In the body’s natural immune response, special immune cells (memory cells) remember the configuration of each microbe it encounters and mount a rapid response if it is attacked by microbes it has encountered before. This system of attacking and then remembering different microbes is the body’s Immune System. When a new microbe attacks the body, the immune system cannot immediately fight off the invading microbe. Instead, it takes at least a week, and in many cases, two weeks or more for the immune system to “learn” the microbe’s configuration and then mount its response to the invader. In the interval between the infection and the immune system’s response, the microbe can produce millions of copies of itself, thereby overwhelming the body and causing illness. Some microbes are extremely powerful and can quickly overrun the immune response. Vaccines are designed to give the body an upper-hand by “tricking” the immune system into mounting an immediate response to a microbe, thus impeding the microbes’ action.

There are several types of vaccines. The most common are live-attenuated, inactivated, conjugate, and toxoid vaccines. There are also newer types of vaccines such as mRNA vaccines, which we will discuss in the following instalment.

     Live-attenuated vaccines use a weakened form of the microbe to trick the body into stimulating an immune response to the target microbe.  They typically produce a very strong immune response that confers lifetime immunity to the target microbe. The measles vaccine uses a weakened (attenuated) form of the measles virus to produce an immune response which lasts a lifetime.

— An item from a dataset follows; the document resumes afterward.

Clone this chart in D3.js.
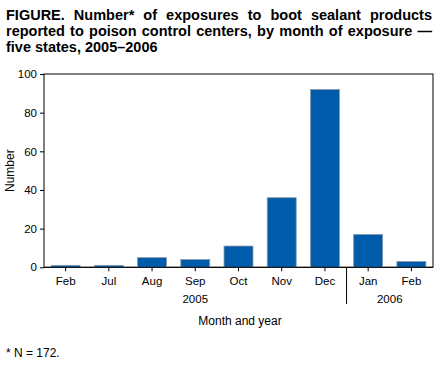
<!DOCTYPE html>
<html><head><meta charset="utf-8">
<script src="https://cdn.jsdelivr.net/npm/d3@7"></script>
<style>body{margin:0;background:#fff}svg{display:block;font-family:"Liberation Sans",Arial,sans-serif}</style>
</head><body>
<script>
const months = ["Feb","Jul","Aug","Sep","Oct","Nov","Dec","Jan","Feb"];
const years = ["2005","2005","2005","2005","2005","2005","2005","2006","2006"];
const values = [1,1,5,4,11,36,92,17,3];
const yTicks = [0,20,40,60,80,100];
const titleLines = ["FIGURE. Number* of exposures to boot sealant products","reported to poison control centers, by month of exposure \u2014","five states, 2005\u20132006"];
const footnote = "* N = 172.";

const W=448,H=365;
const svg=d3.select("body").append("svg").attr("width",W).attr("height",H);
const m={l:44,r:433,t:74,b:267.3};
const keys=months.map((d,i)=>i);
const x=d3.scaleBand().domain(keys).range([m.l,m.r]).paddingInner(0.33).paddingOuter(0.165);
const y=d3.scaleLinear().domain([0,100]).range([m.b,m.t]);

// title
const tg=svg.append("g");
titleLines.forEach((t,i)=>{
  const el=tg.append("text").attr("x",6).attr("y",20+i*16).attr("font-size",14.5).attr("font-weight","bold").attr("fill","#000").text(t);
  if(i<2){
    const w=el.node().getComputedTextLength();
    const target=426;
    const spaces=(t.match(/ /g)||[]).length;
    el.attr("word-spacing",(target-w)/spaces);
  }
});

// box
svg.append("rect").attr("x",m.l).attr("y",m.t).attr("width",m.r-m.l).attr("height",m.b-m.t).attr("fill","none").attr("stroke","#000").attr("stroke-width",1);

// bars
svg.append("g").selectAll("rect").data(values).join("rect")
 .attr("x",(d,i)=>x(i)).attr("width",x.bandwidth())
 .attr("y",d=>y(d)).attr("height",d=>y(0)-y(d))
 .attr("fill","#005BAA").attr("stroke","#8c99a8").attr("stroke-width",0.8);

// y axis
const ya=svg.append("g").attr("transform",`translate(${m.l},0)`)
 .call(d3.axisLeft(y).tickValues(yTicks).tickSize(4).tickPadding(3));
ya.select(".domain").remove();
ya.selectAll("text").attr("font-size",11.5).attr("fill","#000").style("font-family","'Liberation Sans',Arial,sans-serif");
ya.selectAll("line").attr("stroke","#000");

// x axis
const xa=svg.append("g").attr("transform",`translate(0,${m.b})`)
 .call(d3.axisBottom(x).tickFormat(i=>months[i]).tickSize(4).tickPadding(6));
xa.select(".domain").remove();
xa.selectAll("text").attr("font-size",11.5).attr("fill","#000").style("font-family","'Liberation Sans',Arial,sans-serif");
xa.selectAll("line").attr("stroke","#000");

// baseline
svg.append("line").attr("x1",m.l).attr("x2",m.r).attr("y1",m.b).attr("y2",m.b).attr("stroke","#000");

// year separator and labels
const sepX=(x(6)+x.bandwidth()+x(7))/2;
svg.append("line").attr("x1",sepX).attr("x2",sepX).attr("y1",m.b).attr("y2",304).attr("stroke","#000");
const yrs=Array.from(new Set(years));
yrs.forEach(yr=>{
  const idx=keys.filter(i=>years[i]===yr);
  const cx=(x(idx[0])+x(idx[idx.length-1])+x.bandwidth())/2;
  svg.append("text").attr("x",cx).attr("y",303).attr("text-anchor","middle").attr("font-size",11.5).text(yr);
});

svg.append("text").attr("x",240).attr("y",325).attr("text-anchor","middle").attr("font-size",12).text("Month and year");
svg.append("text").attr("transform",`translate(14,${(m.t+m.b)/2}) rotate(-90)`).attr("text-anchor","middle").attr("font-size",12).text("Number");
svg.append("text").attr("x",6).attr("y",357).attr("font-size",12).text(footnote);
</script>
</body></html>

     Inactivated vaccines on the other hand, use a killed form of the microbe to produce the immune response. The immune response from an inactive vaccine is usually not as strong as produced by the live-attenuated vaccine. Inactive vaccines such as the flu vaccine usually do not confer lifetime immunity and require multiple booster shots.

     Conjugate vaccines such as Haemophilus Influenza Conjugate (Hib) vaccine use specific sections of the microbe to produce an immune response to the target.

     Toxoid vaccines use the toxin produced by the microbe (such as the tetanus and diphtheria bacteria), to produce an immune response. Both conjugate and toxoid vaccines induce a strong immune response, however both types of vaccines require booster shots for ongoing protection.

Vaccination is an ingenious tool to help the body in producing a rapid response to a target microbe. It essentially primes the body’s defense system for an enemy that it “knows” before its first encounter with the target. Vaccines have eliminated some of humanity’s greatest diseases from the realm of public health emergencies. Scourges such as Diphtheria, Polio, and Pertussis (Whooping Cough) have been almost eradicated among human populations. The race to eliminate diseases of modern time spur intense research into new vaccines and vaccine technologies. In the next instalment, we will discuss the development of the mRNA vaccine, which is currently being deployed in the fight against SARS-CoV-2 (coronavirus) and the COVID-19 pandemic.